Das Online-Marketing wird dank immer neuer Kanäle und Automationen stark beschleunigt. Müssen sich Marken dadurch auch schneller wandeln?
Auch die Digitalisierung schaltet den analogen Kunden nicht aus (bei guter Markenführung): Gerade das Online-Marketing muss darauf achten, dass es trotz seines Tempos vor Augen behält, für wen und was es seine zahlreichen Kanäle befüllt. Auch in den neuen digitalen Kanälen geht es einzig und allein darum, das positive Vorurteil über die Marke zu verdichten und darzustellen. Das heisst nichts anderes, als dort das markentypische Tempo durchzusetzen.
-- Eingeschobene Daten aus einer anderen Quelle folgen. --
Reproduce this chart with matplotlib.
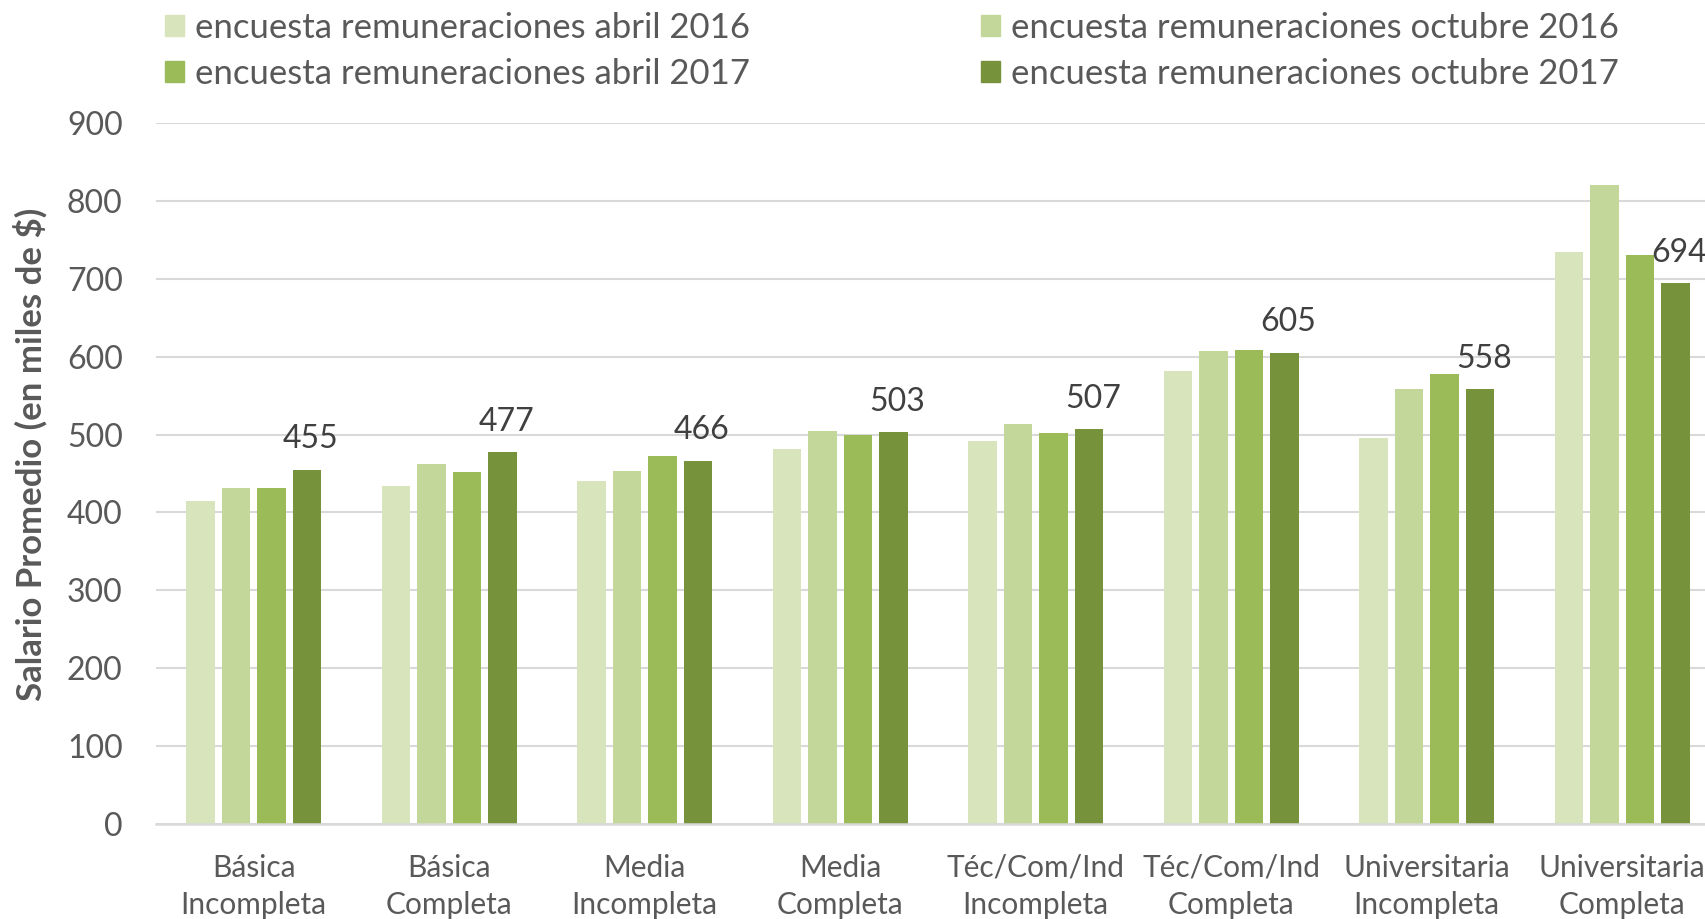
import matplotlib
matplotlib.use("Agg")
import matplotlib.pyplot as plt
from matplotlib.patches import Patch
import numpy as np

categories = ["Básica\nIncompleta", "Básica\nCompleta", "Media\nIncompleta", "Media\nCompleta",
              "Téc/Com/Ind\nIncompleta", "Téc/Com/Ind\nCompleta", "Universitaria\nIncompleta",
              "Universitaria\nCompleta"]
series_names = ["encuesta remuneraciones abril 2016", "encuesta remuneraciones octubre 2016",
                "encuesta remuneraciones abril 2017", "encuesta remuneraciones octubre 2017"]
abril_2016 = [415, 434, 440, 481, 492, 582, 495, 735]
octubre_2016 = [431, 462, 453, 505, 513, 607, 558, 820]
abril_2017 = [431, 452, 473, 500, 502, 608, 578, 731]
octubre_2017 = [455, 477, 466, 503, 507, 605, 558, 694]
colors = ["#D8E4BC", "#C4D79B", "#9BBB59", "#76933C"]

plt.rcParams['font.family'] = ['Lato', 'DejaVu Sans']

fig = plt.figure(figsize=(17.05, 9.19), dpi=100)
ax = fig.add_axes([156 / 1705, 1 - 824 / 919, 1564 / 1705, 701 / 919])

x = np.arange(len(categories))
step = 0.181
width = 0.145
all_series = [abril_2016, octubre_2016, abril_2017, octubre_2017]
for i, vals in enumerate(all_series):
    ax.bar(x + (i - 1.5) * step, vals, width=width, color=colors[i], zorder=3)

# labels only on the last series
for xi, v in zip(x + 1.5 * step, octubre_2017):
    ax.annotate(str(v), (xi, v), xytext=(3, 22), textcoords='offset points',
                ha='center', va='center', fontsize=23, color='#404040', zorder=4)

ax.set_xlim(-0.5, len(categories) - 0.5)
ax.set_ylim(0, 900)
ax.set_yticks(range(0, 901, 100))
ax.yaxis.grid(True, color='#D9D9D9', linewidth=1.5, zorder=0)
ax.set_axisbelow(True)
for s in ['top', 'right', 'left']:
    ax.spines[s].set_visible(False)
ax.spines['bottom'].set_color('#D9D9D9')
ax.spines['bottom'].set_linewidth(1.8)
ax.spines['bottom'].set_zorder(5)

ax.set_xticks(x)
ax.set_xticklabels(categories, fontsize=21.5, color='#595959', linespacing=1.4)
ax.tick_params(axis='x', length=0, pad=21.5)
ax.tick_params(axis='y', length=0, pad=24, labelsize=23, labelcolor='#595959')

# y title sits a bit above the axes centre, like the original
fig.text(30.5 / 1705, 1 - 454 / 919, "Salario Promedio (en miles de $)", rotation=90,
         ha='center', va='center', fontsize=25, fontweight='bold', color='#595959')

handles = [Patch(color=c) for c in colors]
leg_kw = dict(frameon=False, fontsize=25, handlelength=0.55, handleheight=0.55,
              handletextpad=0.3, labelspacing=0.4, labelcolor='#595959',
              borderpad=0, borderaxespad=0)
leg1 = fig.legend([handles[0], handles[2]], [series_names[0], series_names[2]],
                  loc='upper left', bbox_to_anchor=(165 / 1705, 1 - 12 / 919), **leg_kw)
leg2 = fig.legend([handles[1], handles[3]], [series_names[1], series_names[3]],
                  loc='upper left', bbox_to_anchor=(981 / 1705, 1 - 12 / 919), **leg_kw)

fig.savefig("out.png", dpi=100)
Das wird bei Jack Daniel’s Whiskey etwas anders sein als bei Red Bull. – Die Marke setzt das Tempo und den Duktus, niemals der Kanal. Das Medium darf nie über die Marke herrschen, Facebook führte ja zeitweise dazu, dass konservative Versicherungen, wo sich kein Angestellter ohne Krawatte reintraut, im Netz plötzlich als megacoole Hipsterfirmen auftraten.

Dr. Arnd Zschiesche
Der Markensoziologe Arnd Zschiesche ist Autor zahlreicher Fachbücher zur Markenführung sowie kontinuierlich als Interviewpartner in den Medien vertreten. Er kämpft gegen die sinnlose Verschwendung von Werbebudgets, absurde Marketing-Ideen und für den «normalen» Umgang mit Marken. Gemeinsam mit Oliver Errichiello betreibt er das Büro für Markenentwicklung und ist Lehrbeauftragter für Markenmanagement an der Hochschule Luzern Wirtschaft sowie Dozent an der Universität Hamburg.